EXERCISE INPUT start
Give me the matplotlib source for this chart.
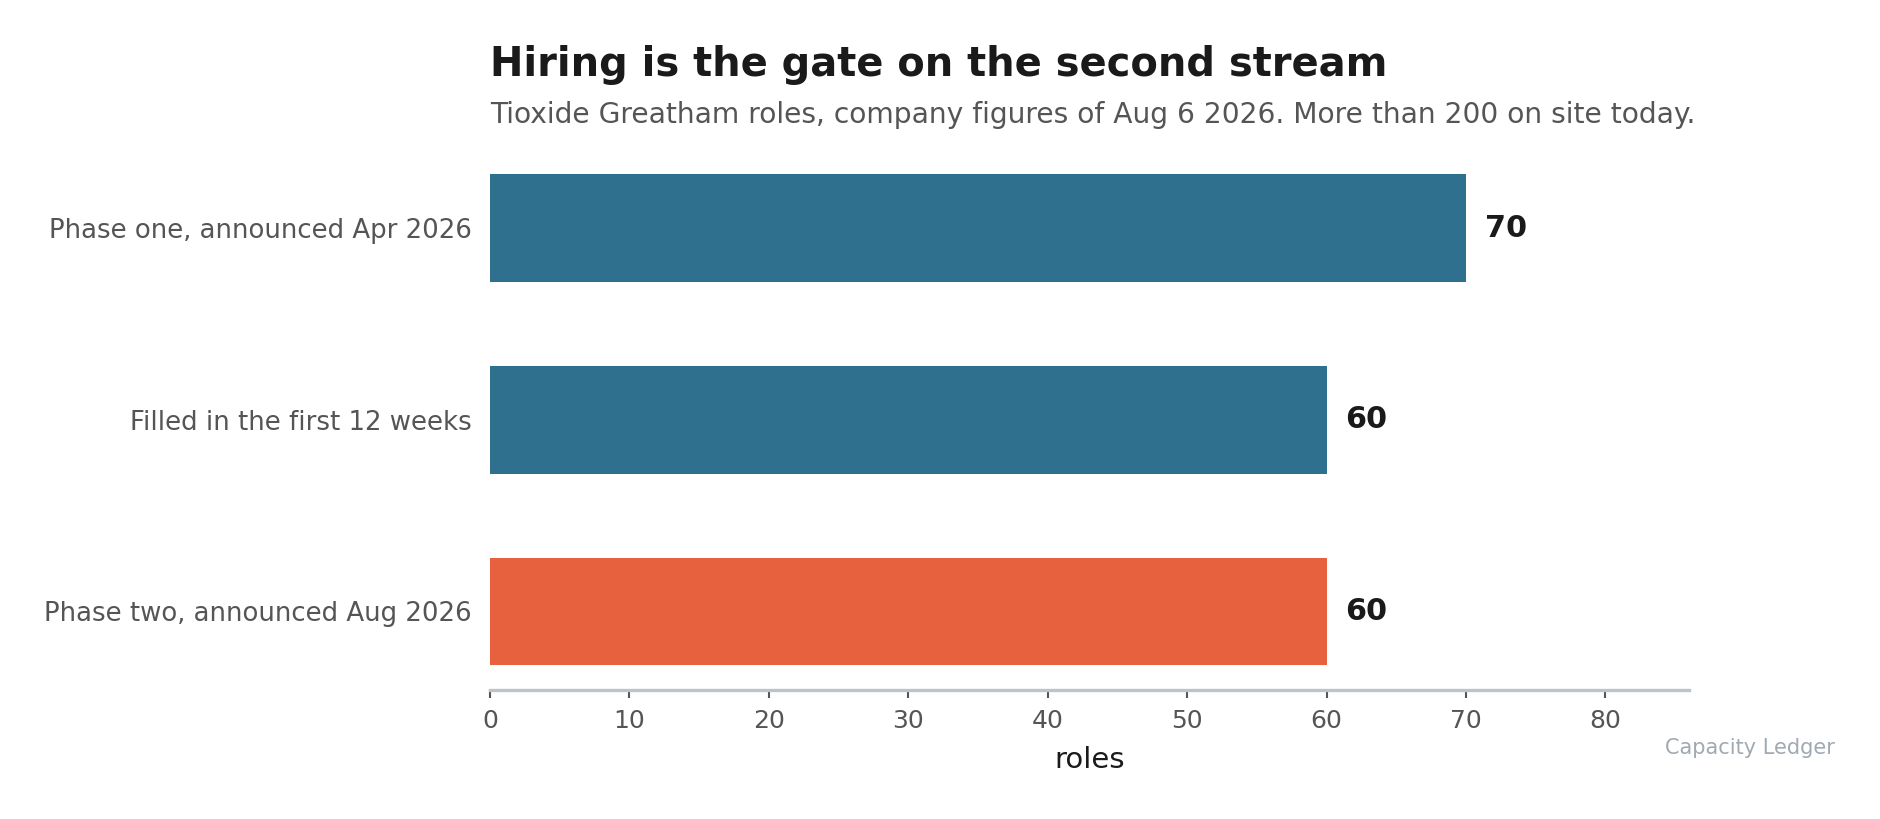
import matplotlib
matplotlib.use("Agg")
import matplotlib.pyplot as plt

categories = ["Phase one, announced Apr 2026", "Filled in the first 12 weeks", "Phase two, announced Aug 2026"]
values = [70, 60, 60]
colors = ["#2f708f", "#2f708f", "#e8613e"]
xticks = [0, 10, 20, 30, 40, 50, 60, 70, 80]

title = "Hiring is the gate on the second stream"
subtitle = "Tioxide Greatham roles, company figures of Aug 6 2026. More than 200 on site today."
source = "Capacity Ledger"

plt.rcParams['font.family'] = ['DejaVu Sans']
fig = plt.figure(figsize=(12.54, 5.46), dpi=150)
ax = fig.add_axes([0.2605, 0.1575, 0.6375, 0.6597])

y = list(range(len(categories)))
ax.barh(y, values, height=0.5625, color=colors)
ax.set_ylim(2.41, -0.41)
ax.set_xlim(0, 86)
ax.set_yticks(y)
ax.set_yticklabels(categories, fontsize=12.5, color="#555555")
ax.set_xticks(xticks)
ax.set_xticklabels([str(t) for t in xticks], fontsize=12, color="#555555")
ax.tick_params(axis='y', length=0, pad=8.8)
ax.tick_params(axis='x', length=3.84, width=1, color="#555555", pad=5.3)
for s in ["top", "right", "left"]:
    ax.spines[s].set_visible(False)
ax.spines["bottom"].set_color("#bcc3ca")
ax.spines["bottom"].set_linewidth(1.6)
ax.set_xlabel("roles", fontsize=14, color="#1a1a1a", labelpad=6)

for yi, v in zip(y, values):
    ax.annotate(str(v), xy=(v, yi), xytext=(9, 0), textcoords="offset points",
                va="center", ha="left", fontsize=14.5, fontweight="bold", color="#1a1a1a")

fig.text(490/1881, 1 - 76/819, title, fontsize=19.2, fontweight="bold", color="#1a1a1a", va="baseline", ha="left")
fig.text(490/1881, 1 - 123/819, subtitle, fontsize=13.5, color="#555555", va="baseline", ha="left")
fig.text(1835/1881, 1 - 754/819, source, fontsize=10, color="#a0aab2", va="baseline", ha="right")

fig.savefig("out.png", dpi=150)
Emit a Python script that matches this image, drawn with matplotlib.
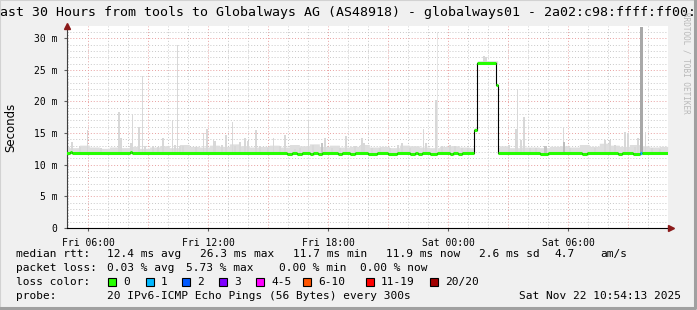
EXERCISE INPUT end
Each entry should be repeated exactly as it appears; the pictures stay out.

• _FINISHED ANSWER_:
Give me the matplotlib source for this chart.
import matplotlib
matplotlib.use("Agg")
import matplotlib.pyplot as plt

categories = ["Phase one, announced Apr 2026", "Filled in the first 12 weeks", "Phase two, announced Aug 2026"]
values = [70, 60, 60]
colors = ["#2f708f", "#2f708f", "#e8613e"]
xticks = [0, 10, 20, 30, 40, 50, 60, 70, 80]

title = "Hiring is the gate on the second stream"
subtitle = "Tioxide Greatham roles, company figures of Aug 6 2026. More than 200 on site today."
source = "Capacity Ledger"

plt.rcParams['font.family'] = ['DejaVu Sans']
fig = plt.figure(figsize=(12.54, 5.46), dpi=150)
ax = fig.add_axes([0.2605, 0.1575, 0.6375, 0.6597])

y = list(range(len(categories)))
ax.barh(y, values, height=0.5625, color=colors)
ax.set_ylim(2.41, -0.41)
ax.set_xlim(0, 86)
ax.set_yticks(y)
ax.set_yticklabels(categories, fontsize=12.5, color="#555555")
ax.set_xticks(xticks)
ax.set_xticklabels([str(t) for t in xticks], fontsize=12, color="#555555")
ax.tick_params(axis='y', length=0, pad=8.8)
ax.tick_params(axis='x', length=3.84, width=1, color="#555555", pad=5.3)
for s in ["top", "right", "left"]:
    ax.spines[s].set_visible(False)
ax.spines["bottom"].set_color("#bcc3ca")
ax.spines["bottom"].set_linewidth(1.6)
ax.set_xlabel("roles", fontsize=14, color="#1a1a1a", labelpad=6)

for yi, v in zip(y, values):
    ax.annotate(str(v), xy=(v, yi), xytext=(9, 0), textcoords="offset points",
                va="center", ha="left", fontsize=14.5, fontweight="bold", color="#1a1a1a")

fig.text(490/1881, 1 - 76/819, title, fontsize=19.2, fontweight="bold", color="#1a1a1a", va="baseline", ha="left")
fig.text(490/1881, 1 - 123/819, subtitle, fontsize=13.5, color="#555555", va="baseline", ha="left")
fig.text(1835/1881, 1 - 754/819, source, fontsize=10, color="#a0aab2", va="baseline", ha="right")

fig.savefig("out.png", dpi=150)
Emit a Python script that matches this image, drawn with matplotlib.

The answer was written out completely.